Generation of longitudinal flux tube waves in theoretical main-sequence stars: effects of model parameters

¹ Faculty of Engineering and Computer Sciences, Izmir University of Economics, 35330 Izmir, Turkey
e-mail: diaa.gadelmavla@izmirekonomi.edu.tr
² Department of Physics, Science Hall, University of Texas at Arlington, Arlington, TX 76019, USA
e-mail: cuntz@uta.edu
³ Institut für Theoretische Astrophysik, Universität Heidelberg, 69120 Heidelberg, Germany

Received: 21 June 2010
Accepted: 24 October 2010

Abstract

Aims. We compute the wave energy fluxes carried by longitudinal tube waves along vertically oriented thin magnetic fluxes tubes embedded in the atmospheres of theoretical main-sequence stars based on stellar parameters deduced by Kurucz and Gray. In addition, we present a fitting formula for the wave energy flux based on the governing stellar and magnetic parameters.

Methods. A modified theory of turbulence generation based on the mixing-length concept is combined with the magneto-hydrodynamic equations to numerically account for the wave energies generated at the base of magnetic flux tubes.

Results. The results indicate a stiff dependence of the generated wave energy on the stellar and magnetic parameters in principal agreement with previous studies.

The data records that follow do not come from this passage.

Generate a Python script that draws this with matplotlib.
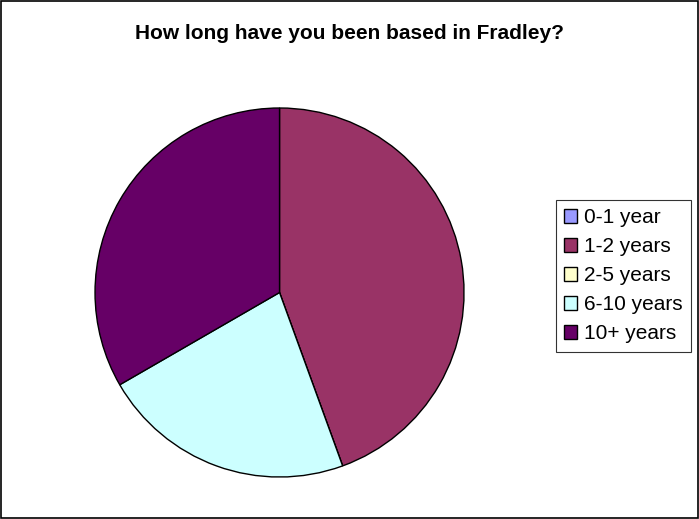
import matplotlib
matplotlib.use("Agg")
import matplotlib.pyplot as plt
from matplotlib.patches import Rectangle

plt.rcParams["font.family"] = ["Liberation Sans", "DejaVu Sans"]

# --- Datos ---
TITLE = "How long have you been based in Fradley?"
CATEGORIES = ["0-1 year", "1-2 years", "2-5 years", "6-10 years", "10+ years"]
COUNTS = [0, 4, 0, 2, 3]
COLORS = ["#9999FF", "#993366", "#FFFFCC", "#CCFFFF", "#660066"]


def main():
    fig = plt.figure(figsize=(6.99, 5.19), dpi=100)
    fig.patch.set_facecolor("white")

    # marco negro alrededor de la figura
    fig.add_artist(Rectangle((0.001, 0.001), 0.997, 0.997, transform=fig.transFigure,
                             fill=False, edgecolor="black", linewidth=1.2))

    ax = fig.add_axes([0.1359, 0.0809, 0.528, 0.711])
    wedges, _ = ax.pie(
        COUNTS,
        colors=COLORS,
        startangle=90,
        counterclock=False,
        radius=1.0,
        wedgeprops={"edgecolor": "black", "linewidth": 1.0},
    )
    ax.set_xlim(-1.0, 1.0)
    ax.set_ylim(-1.0, 1.0)
    ax.set_aspect("equal")

    fig.text(0.5, 0.936, TITLE, ha="center", va="center",
             fontsize=15, fontweight="bold")

    leg = fig.legend(
        wedges, CATEGORIES,
        loc="upper left",
        bbox_to_anchor=(556 / 699, 1 - 200 / 519),
        frameon=True,
        fancybox=False,
        fontsize=15,
        handlelength=0.6,
        handleheight=0.6,
        handletextpad=0.35,
        labelspacing=0.48,
        borderpad=0.4,
        borderaxespad=0.0,
    )
    leg.get_frame().set_edgecolor("black")
    leg.get_frame().set_linewidth(0.8)

    fig.savefig("out.png", dpi=100)


if __name__ == "__main__":
    main()
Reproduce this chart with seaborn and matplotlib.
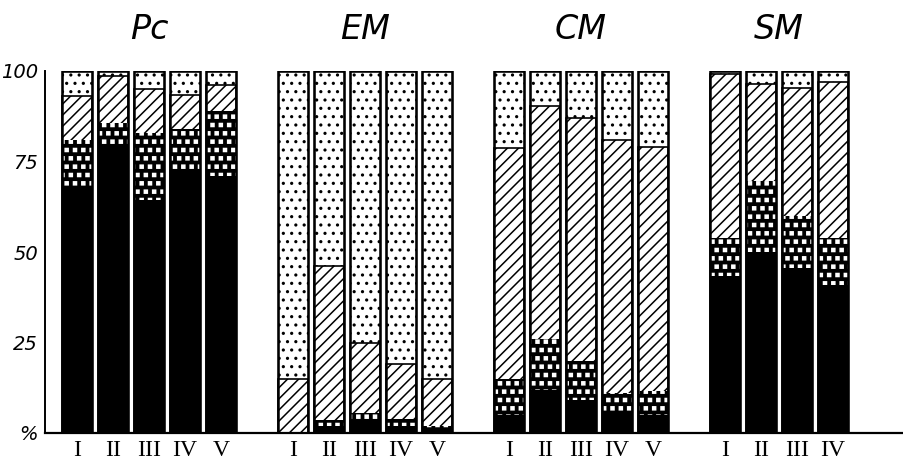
import matplotlib
matplotlib.use("Agg")
import matplotlib.pyplot as plt
import matplotlib.hatch as mhatch
from matplotlib.path import Path
import numpy as np
import seaborn as sns
import pandas as pd

# ---- data (percent of each bar) ----
groups = ["Pc", "EM", "CM", "SM"]
numerals = [["I", "II", "III", "IV", "V"],
            ["I", "II", "III", "IV", "V"],
            ["I", "II", "III", "IV", "V"],
            ["I", "II", "III", "IV"]]

# bottom (solid black) segment
black = [68, 79, 64.5, 72, 71,
         0, 1.8, 3.6, 2, 1,
         5, 12, 9, 5.5, 5,
         43.5, 50, 45.5, 41]
# checkered segment
checker = [13, 6.5, 18.5, 12, 18,
           0, 1.8, 1.8, 1.8, 0.8,
           10, 14, 11, 5.5, 6.5,
           10.5, 19.5, 14.5, 13]
# diagonally hatched segment
hatched = [12, 13, 12, 9.5, 7,
           15, 42.4, 19.6, 15.2, 13,
           63.6, 64.3, 67, 70, 67.5,
           45.2, 27, 35.4, 43]
# dotted (top) segment
dotted = [7, 1.5, 5, 6.5, 4,
          85, 54, 75, 81, 85.2,
          21.4, 9.7, 13, 19, 21,
          0.8, 3.5, 4.6, 3]

yticks = [0, 25, 50, 75, 100]
ytick_labels = ["%", "25", "50", "75", "100"]


# filled-square hatch used for the checkered segment (replaces the star '*')
class _FilledSquares(mhatch.Shapes):
    size = 0.18
    filled = True

    def __init__(self, hatch, density):
        self.num_rows = hatch.count("*") * density
        self.shape_vertices = np.array(
            [[-1, -1], [1, -1], [1, 1], [-1, 1], [-1, -1]], dtype=float)
        self.shape_codes = np.array(
            [Path.MOVETO, Path.LINETO, Path.LINETO, Path.LINETO,
             Path.CLOSEPOLY], dtype=Path.code_type)
        super().__init__(hatch, density)


mhatch._hatch_types = [t for t in mhatch._hatch_types
                       if t is not mhatch.Stars] + [_FilledSquares]

# ---- table ----
rows = []
k = 0
for gi, g in enumerate(groups):
    for bi, num in enumerate(numerals[gi]):
        rows.append(dict(group=g, numeral=num, pos=gi * 6 + bi,
                         black=black[k], checker=checker[k],
                         hatched=hatched[k], dotted=dotted[k]))
        k += 1
df = pd.DataFrame(rows)
df["c_black"] = df["black"]
df["c_checker"] = df["black"] + df["checker"]
df["c_hatched"] = df["c_checker"] + df["hatched"]
df["c_total"] = df["c_hatched"] + df["dotted"]

sns.set_style("white")
plt.rcParams["font.family"] = ["DejaVu Sans"]
plt.rcParams["hatch.linewidth"] = 1.1
for key in ["text.color", "axes.labelcolor", "xtick.color", "ytick.color",
            "axes.edgecolor"]:
    plt.rcParams[key] = "black"

fig = plt.figure(figsize=(9.04, 4.66), dpi=100)
ax = fig.add_axes([45 / 904, 33 / 466, 1 - 45 / 904, 362 / 466])

W = 0.83
common = dict(x="pos", native_scale=True, orient="x", errorbar=None,
              width=W, saturation=1, ax=ax)

# dotted top layer (full height)
sns.barplot(data=df, y="c_total", color="white", edgecolor="black",
            linewidth=1.0, hatch="..", **common)
# diagonal hatch layer
sns.barplot(data=df, y="c_hatched", color="white", edgecolor="black",
            linewidth=1.2, hatch="///", **common)
# checker layer: black with white squares
sns.barplot(data=df, y="c_checker", color="black", edgecolor="white",
            linewidth=0, hatch="**", **common)
# solid black layer
sns.barplot(data=df, y="c_black", color="black", edgecolor="black",
            linewidth=0, **common)
# outlines
sns.barplot(data=df, y="c_total", color="black", fill=False,
            linewidth=1.8, **common)

ax.set_xlim(-0.89, 22.97)
ax.set_ylim(0, 100)
ax.set_xlabel("")
ax.set_ylabel("")

ax.set_xticks(df["pos"].tolist())
ax.set_xticklabels(df["numeral"].tolist(), family="Liberation Serif",
                   fontsize=17)
ax.tick_params(axis="x", length=0, pad=5)

ax.set_yticks(yticks)
ax.set_yticklabels(ytick_labels, fontsize=14, style="italic")
ax.tick_params(axis="y", direction="in", length=7, width=1.4, pad=5)

for s in ["top", "right"]:
    ax.spines[s].set_visible(False)
ax.spines["left"].set_linewidth(1.4)
ax.spines["bottom"].set_linewidth(1.6)
ax.spines["left"].set_bounds(0, 100)

# group titles
for gi, g in enumerate(groups):
    n = len(numerals[gi])
    center = gi * 6 + (n - 1) / 2
    ax.text(center, 111.5, g, ha="center", va="center", fontsize=24,
            style="italic", fontweight="light", clip_on=False)

fig.savefig("out.png", dpi=100)
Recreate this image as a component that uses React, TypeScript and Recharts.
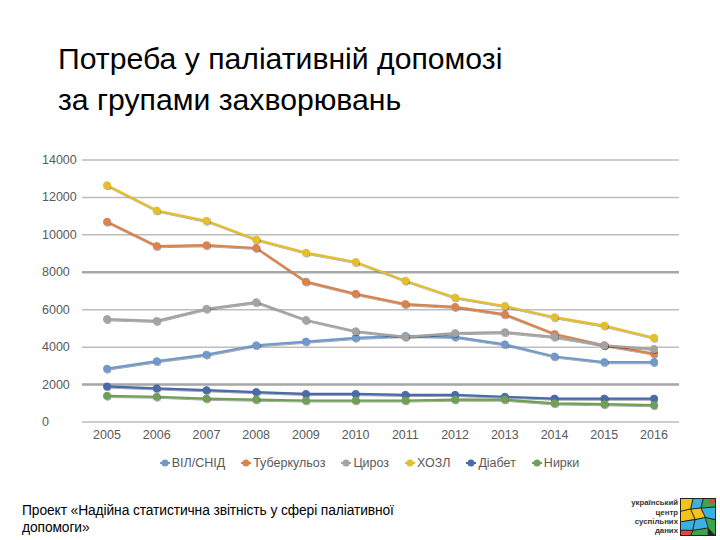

The wave energy flux F_LTW decreases by about a factor of 1.7 between G0 V and K0 V stars, but drops by almost two orders of magnitude between K0 V and M0 V stars. In addition, the values for F_LTW are significantly higher for lower in-tube magnetic field strengths. Both results are consistent with the findings from previous studies.

Conclusions. Our study complements existing descriptions of magnetic energy generation in late-type main-sequence stars. Our results will be helpful for calculating theoretical atmospheric models for stars of different levels of magnetic activity.